Worse, though, is that none of it actually seems to matter. One dude seemingly is impregnated by a xenomorphic-snake, but we never see the birth of the creature he's carrying so what was the point of forcing him to go through that? Then a woman gets impregnated in a different way, and actually carries a proto-facehugger in her belly. How does that work and why have this version of impregnation in the movie when we already have snake-horror-beasts? And how does it all connect to eight other weird ways the xenomorphs apparently can be created? And why were the Space Jockeys stupid enough to experiment with any of this?

None of those questions are answered. The movie starts with an exploration of humanity's relation to a larger, older race and ends having figured out nothing and going nowhere.
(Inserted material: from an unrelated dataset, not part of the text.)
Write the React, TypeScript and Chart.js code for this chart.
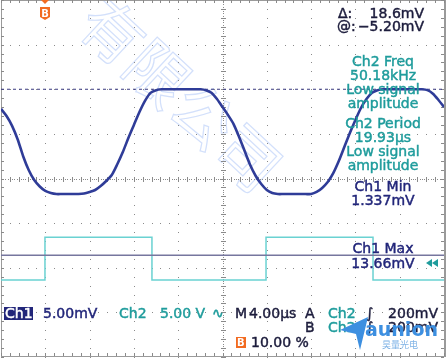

A bunch of things happen and a ton of people die, but none of the issues raised by the start of the movie are ever answered in a satisfying way, and it's all because the Alien prequel realized it somehow have to shoehorn in some Aliens.

Of course, if we try to ignore the story and just enjoy the horror, we still run into issues. Namely, none of the characters behave in any kind of realistic way. Take the guy that gets the snake down his throat. He's a biologist, and he, along with another guy, are in a storage chamber that has a couple of these snake things squirming around in the mud. When he spies the snake-beast, he kneels down to get a better look. It then rises up out of the mud, like a cobra, and starts waving back and forth. You know, like a snake does before it's about to strike. Does he back off or think, "you know, maybe getting attacked by an alien snake is a bad idea"? No, he gets closer and then, lo and behold, is surprised when thing attacks and kills him. For a trained biologist he was pretty crap at his job.

Then there's David (Michael Fassbender), the android assistant to the ship. We, as the audience, already know that androids can't be trusted since the previous films in the series have show the bots to have their own agendas. David, though, seemingly causes carnage any chance he can get, infecting people with alien DNA, throwing people to the wolves, and generally letting people die all around him for no reason. There's never an explanation for why David behaves the way he does, so it's hard to know what his motivations are or if we should care. He's an agent of chaos, but not a fun one. He just exists to do bad things and usher whatever semblance of a plot we have along the way.

Now sure, the argument could be made that the producers had planned to answer some of the questions (about the aliens, the Space Jockeys, and David) in the next movie in the planned series. And yet they didn't -- Alien Covenant (which we'll cover next) is a largely unrelated movie about a different cast of characters. Any unresolved questions we have are back-burnered for a different story about people getting stupidly killed by Aliens. About the only thing consistent between the two movies is that humans are dumb and will get themselves killed in the stupidest ways possible.

But I already knew that since the original Alien film had pretty clearly illustrated that. What, then, was the point of Prometheus? What were the producers trying to say with this prequel? Having watched the film twice now I can't rightly say. I just know that I really don't want to have to watch it a third time.